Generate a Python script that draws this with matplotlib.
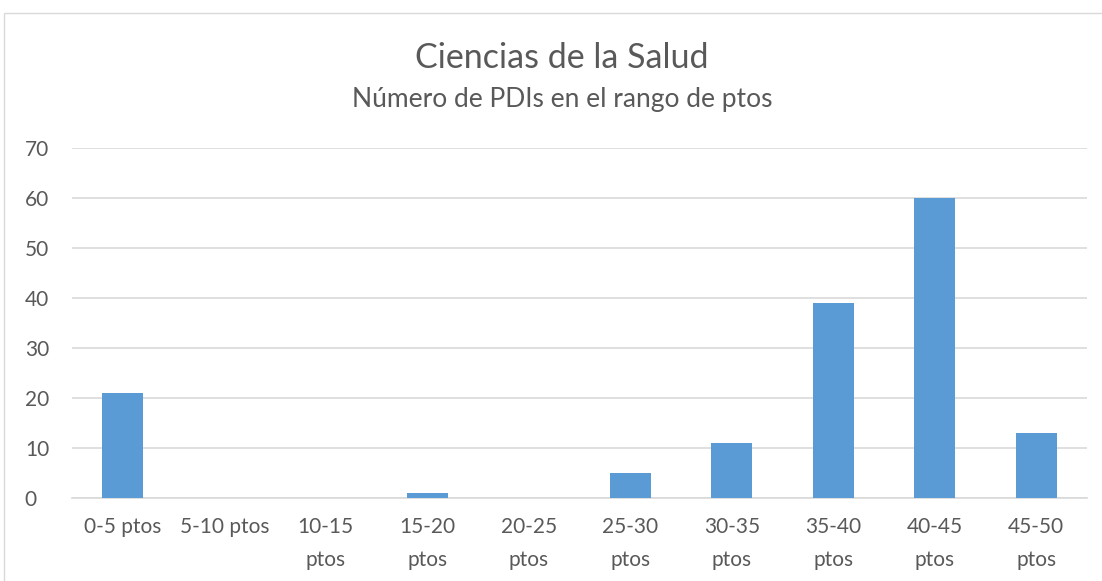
import matplotlib
matplotlib.use("Agg")
import matplotlib.pyplot as plt
from matplotlib.patches import Rectangle

categories = ["0-5 ptos", "5-10 ptos", "10-15\nptos", "15-20\nptos", "20-25\nptos",
              "25-30\nptos", "30-35\nptos", "35-40\nptos", "40-45\nptos", "45-50\nptos"]
values = [21, 0, 0, 1, 0, 5, 11, 39, 60, 13]
yticks = [0, 10, 20, 30, 40, 50, 60, 70]

plt.rcParams["font.family"] = ["Lato", "DejaVu Sans"]
text_color = "#595959"

fig = plt.figure(figsize=(11.02, 5.81), dpi=100)
# chart frame like the spreadsheet border
fig.patches.append(Rectangle((4 / 1102, -0.1), 1.2, 1 - 13 / 581 + 0.1, transform=fig.transFigure,
                             fill=False, edgecolor="#D9D9D9", linewidth=1))

ax = fig.add_axes([72 / 1102, 1 - 498 / 581, (1087 - 72) / 1102, 350 / 581])
x = range(len(categories))
ax.bar(x, values, width=0.4, color="#5B9BD5", zorder=3)
ax.set_xlim(-0.5, len(categories) - 0.5)
ax.set_ylim(0, 70)
ax.set_yticks(yticks)
ax.set_xticks(list(x))
ax.set_xticklabels(categories, fontsize=15, color=text_color, linespacing=1.8)
ax.tick_params(axis="y", labelsize=15, labelcolor=text_color, length=0, pad=34)
ax.tick_params(axis="x", length=0, pad=14)
ax.grid(axis="y", color="#D9D9D9", linewidth=1.2, zorder=0)
for s in ["top", "right", "left"]:
    ax.spines[s].set_visible(False)
ax.spines["bottom"].set_color("#D9D9D9")
ax.spines["bottom"].set_linewidth(1.2)
for lab in ax.get_yticklabels():
    lab.set_horizontalalignment("left")

fig.text(562 / 1102, 1 - 58 / 581, "Ciencias de la Salud", ha="center", va="center",
         fontsize=24.5, color=text_color)
fig.text(562 / 1102, 1 - 100 / 581, "Número de PDIs en el rango de ptos", ha="center", va="center",
         fontsize=19, color=text_color)

fig.savefig("out.png", dpi=100)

=-=-=-=-=

■ **EXERCISE OBJECTIVE**: Each line of the data should be quoted exactly, with pictures left out.

■ **RESULT OF THIS TASK**:
Generate a Python script that draws this with matplotlib.
import matplotlib
matplotlib.use("Agg")
import matplotlib.pyplot as plt
from matplotlib.patches import Rectangle

categories = ["0-5 ptos", "5-10 ptos", "10-15\nptos", "15-20\nptos", "20-25\nptos",
              "25-30\nptos", "30-35\nptos", "35-40\nptos", "40-45\nptos", "45-50\nptos"]
values = [21, 0, 0, 1, 0, 5, 11, 39, 60, 13]
yticks = [0, 10, 20, 30, 40, 50, 60, 70]

plt.rcParams["font.family"] = ["Lato", "DejaVu Sans"]
text_color = "#595959"

fig = plt.figure(figsize=(11.02, 5.81), dpi=100)
# chart frame like the spreadsheet border
fig.patches.append(Rectangle((4 / 1102, -0.1), 1.2, 1 - 13 / 581 + 0.1, transform=fig.transFigure,
                             fill=False, edgecolor="#D9D9D9", linewidth=1))

ax = fig.add_axes([72 / 1102, 1 - 498 / 581, (1087 - 72) / 1102, 350 / 581])
x = range(len(categories))
ax.bar(x, values, width=0.4, color="#5B9BD5", zorder=3)
ax.set_xlim(-0.5, len(categories) - 0.5)
ax.set_ylim(0, 70)
ax.set_yticks(yticks)
ax.set_xticks(list(x))
ax.set_xticklabels(categories, fontsize=15, color=text_color, linespacing=1.8)
ax.tick_params(axis="y", labelsize=15, labelcolor=text_color, length=0, pad=34)
ax.tick_params(axis="x", length=0, pad=14)
ax.grid(axis="y", color="#D9D9D9", linewidth=1.2, zorder=0)
for s in ["top", "right", "left"]:
    ax.spines[s].set_visible(False)
ax.spines["bottom"].set_color("#D9D9D9")
ax.spines["bottom"].set_linewidth(1.2)
for lab in ax.get_yticklabels():
    lab.set_horizontalalignment("left")

fig.text(562 / 1102, 1 - 58 / 581, "Ciencias de la Salud", ha="center", va="center",
         fontsize=24.5, color=text_color)
fig.text(562 / 1102, 1 - 100 / 581, "Número de PDIs en el rango de ptos", ha="center", va="center",
         fontsize=19, color=text_color)

fig.savefig("out.png", dpi=100)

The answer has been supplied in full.